Alpert Jewish Family Service providing resources to prevent suicide

September is Suicide Prevention Awareness Month
Posted at 1:17 PM, Sep 14, 2021
and last updated 2021-09-14 18:22:18-04

WEST PALM BEACH, Fla. — September is Suicide Prevention Awareness Month, and the Alpert Jewish Family Services is making sure those who need help have access to the resources they need.

Alpert JFS representatives said they use this month to spread hope and distribute vital information to discuss suicide prevention.

Thanks to a state grant, they are providing mental health first aid training to teach participants how to recognize if people are in need of help.

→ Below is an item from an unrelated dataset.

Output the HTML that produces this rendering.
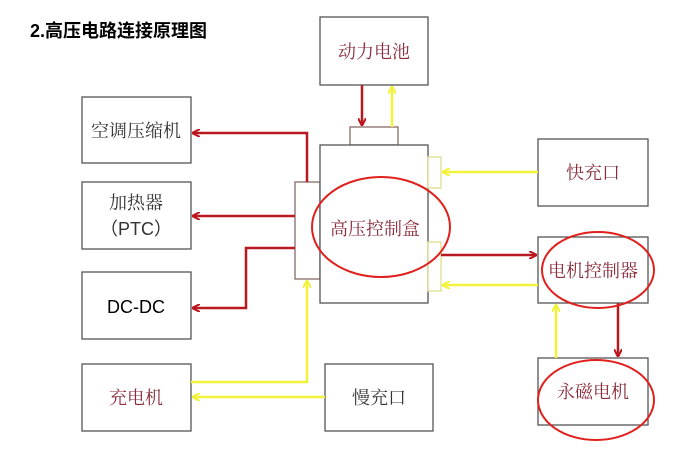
<!DOCTYPE html>
<html><head><meta charset="utf-8"><style>
body{margin:0;background:#fff;width:700px;height:454px;overflow:hidden}
</style></head><body>
<svg width="700" height="454" xmlns="http://www.w3.org/2000/svg" font-family="'Liberation Serif','Noto Serif CJK SC',serif">
<defs>
<marker id="r" markerWidth="8" markerHeight="8" refX="7" refY="4" orient="auto" markerUnits="userSpaceOnUse"><path d="M0,0 L8,4 L0,8" fill="none" stroke="#c0141c" stroke-width="2"/></marker>
<marker id="y" markerWidth="8" markerHeight="8" refX="7" refY="4" orient="auto" markerUnits="userSpaceOnUse"><path d="M0,0 L8,4 L0,8" fill="none" stroke="#f2f23a" stroke-width="2"/></marker>
</defs>
<text x="30" y="37" font-size="18" font-weight="bold" fill="#000" font-family="'Liberation Sans','Noto Sans CJK SC',sans-serif">2.高压电路连接原理图</text>
<g fill="#fff" stroke="#555" stroke-width="1.3">
<rect x="82" y="97" width="109" height="66"/>
<rect x="82" y="182" width="109" height="67"/>
<rect x="82" y="272" width="109" height="67"/>
<rect x="82" y="364" width="109" height="67"/>
<rect x="325" y="364" width="108" height="67"/>
<rect x="320" y="17" width="108" height="68"/>
<rect x="538" y="139" width="110" height="67"/>
<rect x="538" y="237" width="110" height="66"/>
<rect x="538" y="358" width="110" height="67"/>
<rect x="350" y="127" width="48" height="18" stroke="#8a6a6a"/>
<rect x="295" y="182" width="25" height="97" stroke="#8a6a6a"/>
<rect x="320" y="145" width="108" height="158"/>
<rect x="428" y="157" width="13" height="31" stroke="#dede90"/>
<rect x="428" y="242" width="13" height="49" stroke="#dede90"/>
</g>
<g fill="none" stroke-width="2.5">
<path d="M362 85V125" stroke="#b81820" marker-end="url(#r)"/>
<path d="M392 127V87" stroke="#f2f23a" marker-end="url(#y)"/>
<path d="M307 182V133H193" stroke="#b81820" marker-end="url(#r)"/>
<path d="M295 216H193" stroke="#b81820" marker-end="url(#r)"/>
<path d="M295 248H246V308H193" stroke="#b81820" marker-end="url(#r)"/>
<path d="M191 382H307V281" stroke="#f2f23a" marker-end="url(#y)"/>
<path d="M325 397H193" stroke="#f2f23a" marker-end="url(#y)"/>
<path d="M538 172H443" stroke="#f2f23a" marker-end="url(#y)"/>
<path d="M441 255H536" stroke="#b81820" marker-end="url(#r)"/>
<path d="M538 285H443" stroke="#f2f23a" marker-end="url(#y)"/>
<path d="M556 358V305" stroke="#f2f23a" marker-end="url(#y)"/>
<path d="M618 303V356" stroke="#b81820" marker-end="url(#r)"/>
</g>
<g font-size="18" fill="#333" text-anchor="middle">
<text x="136" y="137">空调压缩机</text>
<text x="136" y="209">加热器</text>
<text x="136" y="235" font-family="'Liberation Sans','Noto Sans CJK SC',sans-serif">（PTC）</text>
<text x="136" y="313" fill="#000" font-family="'Liberation Sans',sans-serif">DC-DC</text>
<text x="136" y="404" fill="#8a2a3a">充电机</text>
<text x="379" y="404" fill="#333">慢充口</text>
<text x="374" y="58" fill="#8a2a3a">动力电池</text>
<text x="593" y="179" fill="#8a2a3a">快充口</text>
<text x="593" y="277" fill="#8a2a3a">电机控制器</text>
<text x="593" y="398" fill="#8a2a3a">永磁电机</text>
<text x="375" y="235" fill="#8a2a3a">高压控制盒</text>
</g>
<g fill="none" stroke="#e0201c" stroke-width="2">
<ellipse cx="381" cy="227" rx="69" ry="50"/>
<ellipse cx="598" cy="270" rx="56" ry="38"/>
<ellipse cx="596" cy="400" rx="58" ry="40"/>
</g>
</svg>
</body></html>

"It teaches specifics about what is mental illness, basic signs and symptoms, what is addiction. How do we respond to somebody who might be experiencing a crisis? How to approach somebody?" said Dr. Elaine Rotenberg, an Alpert JFS clinical psychologist.

Dr. Elaine Rotenberg, Alpert JFS clinical psychologist
Dr. Elaine Rotenberg discusses how the program trains people to spot signs that others may be in distress.

They work with more than a dozen agencies, about 90 trainers in Palm Beach County, who go out into the community and train more than 6,500 individuals in the county.

"It's a course that people take eight hours in person. Virtually they take the training, and it's a five-hour course," Rotenberg said.

If you or someone you know is in immediate crisis call 911 or the mobile crisis line at 561-637-2102.

"Traditionally one in four people suffer a mental health crisis within a year," said Alexa Lee, the Palm Beach County Behavioral Health Coalition Director of Programs. "It could be a co-worker, could be a relative, could be a neighbor."

She trains people in the community on the signs to look for.

Alexa Lee
Alexa Lee says they have courses designed for a specific audience like law enforcement or veterans.

"Someone who is sleeping too much, sleeping too little, eating too much, eating too little, using drugs in excess or alcohol in excess," Lee said.

Individuals can also call National Suicide Hotline at 800-273-8255 or text "HOME" to 741741 for further support and resources regarding suicide.

"The goal is to have a healthier more responsible community to save lives, which mental health first aid does, and to get people connected to resources," Rotenberg said.

"We have trainers who speak Creole. We have trainers who speak Spanish, and we have courses that are designed for a specific audience," Lee said. "For example, we have courses that are for law enforcement. We have courses for veterans and their families."